4. Structural Work and Wall Demolition
A lot of people get excited about making more space and creating open concepts. It’s easy to picture what your space would look like with walls down between rooms, but what is not always considered is what is behind that wall, and the purpose of that item behind the wall. Demo work can be incredibly satisfying, it's not something you want to start doing without experience. While it doesn't take much expertise to break down a wall, you need the experience to know whether or not your wall is essential and what you may be hitting behind it (electrical, plumbing, beams, etc.). In addition, knowing if your wall is load bearing is essential before removal. Most times, this is found with a thorough inspection from a professional and sometimes a structural engineer may be needed when it comes to plans and permitting for keeping the upper level or roof stabilized in the new floorplan.
5. Electrical Wiring
While minor things like installing lights may be simple, you don't want to get too far into electrical DIY unless you’re a licensed electrician. There is a possibility of harm to both you and your home while doing electrical work.
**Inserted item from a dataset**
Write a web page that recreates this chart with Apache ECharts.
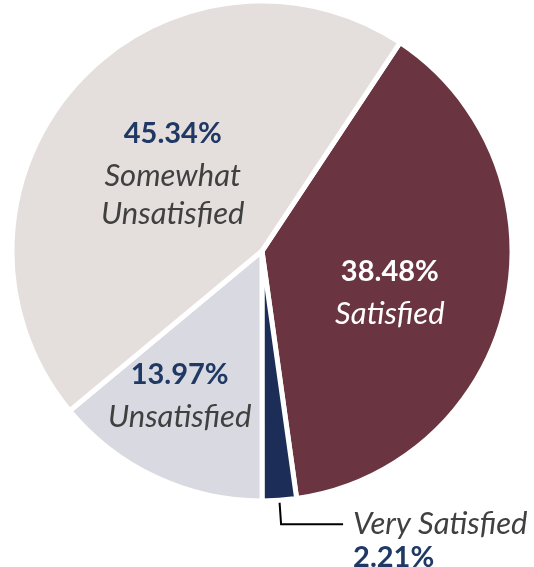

You want to avoid this at all costs and hiring a professional is the way to go about changing regular lights to recessed, moving electrical outlets, moving wires or adding items to your electrical panel.
6. Countertops & Heavy Lifting
It's always best to avoid doing any home projects yourself if they require you to lift extremely heavy things, including countertops. Both manmade and natural stones are extremely heavy and the pro’s often use equipment to lift them. Please don't injure yourself trying to lift any heavy materials.
Tile work may seem easy, but can be a complicated task, depending on the surface you’re tiling to and the pattern you have chosen. Mistakes doing tile are extremely noticeable and can be costly to fix, as sometimes a professional will have to go backwards on the project in order to move forward. That’s why we think tile work is a good addition to this list.
8. Scraping Paint
If your house was built before 1978, this pertains to you! It may seem simple to scrape paint from different areas of your home, but there are serious health hazards to consider. Lead based paints were used pre 1978 and scraping up this paint, even if it’s been under layers of newer paint, can be hazardous to your health and poisonous if inhaled. Finding a Lead Certified individual to complete this task is the safest approach.
This subject combines both personal and safety concerns. Roofing, when done properly, is accomplished with safety equipment that ties the worker off to the home to avoid falls. Additionally, if shingles are installed improperly, water damage may occur on the top level, or attic, of your home as well as behind siding, which will also void any manufacturer warranties on your exterior home products.
10. Gas Work
Gas that runs to your home is both flammable and poisonous. Most accidents that occur in the home from gas work is from improper installation, which can lead to serious injury and even death. A license and permits are required for projects where gas lines are moved, so this one is definitely best left to a professional.